Ничего экстравагантного не было в этих словах. – Бабурао был индус, и перевоплощение души не являлось для него «теорией с вопросительным знаком». Сомневаться в том, что после смерти – жизнь в новом теле, что смерть – этап жизни, показалось бы ему таким же нелепым ребячеством, как сомневаться в том, что светит солнце, когда оно слепит глаза и обжигает кожу. Душа, сбросив одно тело, изберет себе новую форму, ту или иную – в зависимость от качеств и «заслуг» прожитой жизни, по закону кармы4.

«Эти деревья были когда-то гуру»… Но ведь гуру, духовный наставник, тот, кто ведет к свету, достигший мудрости – это есть вершина возможностей достижений души на земле. Как же может гуру «снова явиться» – в теле дерева?

На это Бабурао не мог ответить. Но вопрос этот даже не вставал в его уме. С молоком матери он впитал в себя чувство единства жизни и уважение ко всему, что живет. И в нем было такое же уважение к этим почтенным деревьям, как к высокому наставнику гуру.

Мы познакомились с Бабурао в первый же день пребывания в Индии. Из аэропорта он повез нас в Бомбей. Туристическая компания горячо рекомендовала его как одного из лучших своих шоферов.

Бабурао нам очень понравился. Было в нем какое-то спокойное достоинство и что-то, внушавшее доверие и хорошее расположение духа. Он говорил мало, но слушал внимательно, отвечал на вопросы толково и ясно. Улыбался вежливо – но не слишком (в этом гордом лице не могло быть и тени заискивающей улыбки). Обладал характерной внешностью жителей юга Индии: среднего роста, с темной, кофейного цвета, кожей (оттенок румянца все же пробивался на щеках) и очень большими, характерно-индусскими, сверкающими и выразительными, черными глазами. Его нельзя было назвать мускулистым (качество, отсутствующее в индусском кодексе красоты, ценящем округлые, женственные формы почти одинаково в мужском и женском теле), но он был силен и вынослив.

Здание аэровокзала, прекрасно построенное в стиле модерн, не заключало в себе ничего «восточного» (жара и мухи, гул вентиляторов – это везде, где солнце горячее); и было тут что-то, напоминавшее русскую вокзальную неразбериху – отсутствие всякой «механичности». Сложная, долгая и ненужная волокита, бесконечные бумаги и «вопросники» компенсировались сияющей улыбкой и общей доброжелательностью служащих. Когда, наконец, все было окончено, перепутанные паспорта и багаж выданы их хозяевам, Бабурао повез нас в город – около часа езды.

Сначала дорога пролегала среди серо-желтых раскаленных песков, над которыми с криками носились какие-то большие, тяжелые птицы. Иногда встречались «оазисы» – несколько чахлых запыленных пальм.
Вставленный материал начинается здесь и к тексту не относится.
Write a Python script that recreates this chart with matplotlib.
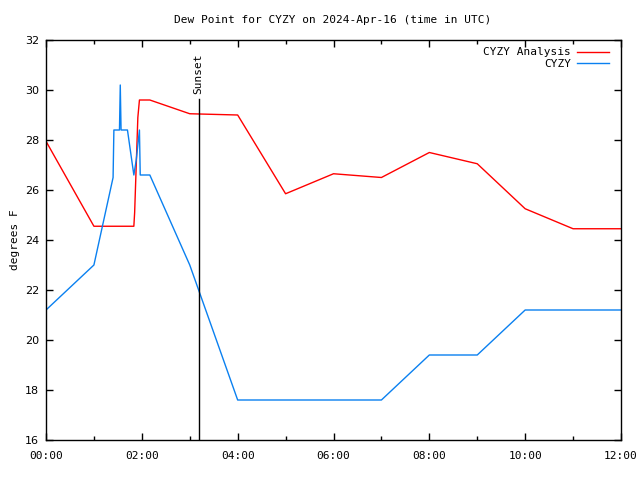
import matplotlib
matplotlib.use("Agg")
import matplotlib.pyplot as plt
from matplotlib.ticker import MultipleLocator, FuncFormatter

# analysis (red) series
analysis_times = ["00:00", "01:00", "01:50", "01:51", "01:53", "01:55", "01:57", "02:10",
                  "03:00", "04:00", "05:00", "06:00", "07:00", "08:00", "09:00", "10:00",
                  "11:00", "12:00"]
analysis_vals = [27.95, 24.55, 24.55, 25.1, 27.0, 28.9, 29.6, 29.6,
                 29.05, 29.0, 25.85, 26.65, 26.5, 27.5, 27.05, 25.25,
                 24.45, 24.45]

# station obs (blue) series
obs_times = ["00:00", "01:00", "01:24", "01:25", "01:32", "01:33", "01:34", "01:42",
             "01:50", "01:53", "01:57", "01:58", "02:10", "03:00", "04:00", "07:00",
             "08:00", "09:00", "10:00", "12:00"]
obs_vals = [21.2, 23.0, 26.5, 28.4, 28.4, 30.2, 28.4, 28.4,
            26.6, 27.2, 28.4, 26.6, 26.6, 23.0, 17.6, 17.6,
            19.4, 19.4, 21.2, 21.2]

sunset_time = "03:11"
sunset_top = 29.65


def to_hours(t):
    h, m = t.split(":")
    return int(h) + int(m) / 60.0


mono = "DejaVu Sans Mono"

fig = plt.figure(figsize=(6.4, 4.8), dpi=100)
ax = fig.add_axes([46 / 640, 40 / 480, 575 / 640, 400 / 480])

ax.plot([to_hours(t) for t in analysis_times], analysis_vals, color="#ff0000", lw=1, label="CYZY Analysis")
ax.plot([to_hours(t) for t in obs_times], obs_vals, color="#0a80f0", lw=1, label="CYZY")

sx = to_hours(sunset_time)
ax.plot([sx, sx], [16, sunset_top], color="black", lw=1)
ax.text(sx, sunset_top + 0.2, "Sunset", rotation=90, ha="center", va="bottom",
        family=mono, fontsize=8)

ax.set_xlim(0, 12)
ax.set_ylim(16, 32)
ax.xaxis.set_major_locator(MultipleLocator(2))
ax.xaxis.set_minor_locator(MultipleLocator(1))
ax.yaxis.set_major_locator(MultipleLocator(2))
ax.xaxis.set_major_formatter(FuncFormatter(lambda v, p: "%02d:00" % int(round(v))))
ax.tick_params(which="both", direction="in", top=True, right=True, width=1)
ax.tick_params(which="major", length=5)
ax.tick_params(which="minor", length=3)
ax.tick_params(axis="x", pad=8)
ax.tick_params(axis="y", pad=5)
for lab in ax.get_xticklabels():
    lab.set_family(mono)
    lab.set_fontsize(8)
for lab in ax.get_yticklabels():
    lab.set_fontsize(8)
for s in ax.spines.values():
    s.set_linewidth(1)

ax.set_ylabel("degrees F", family=mono, fontsize=8)
ax.yaxis.set_label_coords(-26 / 575, 0.5)
fig.text(333 / 640, 1 - 20 / 480, "Dew Point for CYZY on 2024-Apr-16 (time in UTC)",
         ha="center", va="center", family=mono, fontsize=8)

leg = ax.legend(loc="upper right", frameon=False, markerfirst=False, prop={"family": mono, "size": 8},
                handlelength=2.8, borderaxespad=0.0, labelspacing=0.15, handletextpad=0.6,
                bbox_to_anchor=(1 - 8 / 575, 1 - 3 / 400))
for t in leg.get_texts():
    t.set_ha("right")
leg._legend_box.align = "right"

fig.savefig("out.png", dpi=100)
Постепенно эти «оазисы» множились, становились больше и зеленее, богаче. Вскоре они превратились в сплошные сады. Потом засверкало море, и над ним явился – как сказочное видение – на зеленых холмах раскинувшийся белый город: Бомбей.


Ганди говорит с бенгальским крестьянином-мусульманином (фот. Консульства Индии)


Холмы, на которых расположен Бомбей, раньше были островами; в 1850 году проливы между ними и сушей были засыпаны, и острова соединились с материком. Но море все еще является как бы частью города. Оно очень синее, и песок пляжей (в городе их несколько) – светлый и чистый.

Бомбей – один из самых интересных городов мира, как по своей красоте, так и по обилию и разнообразию жизненных элементов. В нем уживаются – примиренно, а не воинственно – все национальности Востока и Запада, все виды искусств и все религии. Древний индуизм (браманизм), буддизм, «религия доброй жизни» – маздеизм,5 ислам и христианство. Все это создало сложную амальгаму верований и выработало терпимость и уважение к чужой религии, – необычайную даже для Индии, где качество это развито больше, чем где бы то ни было на земном шаре.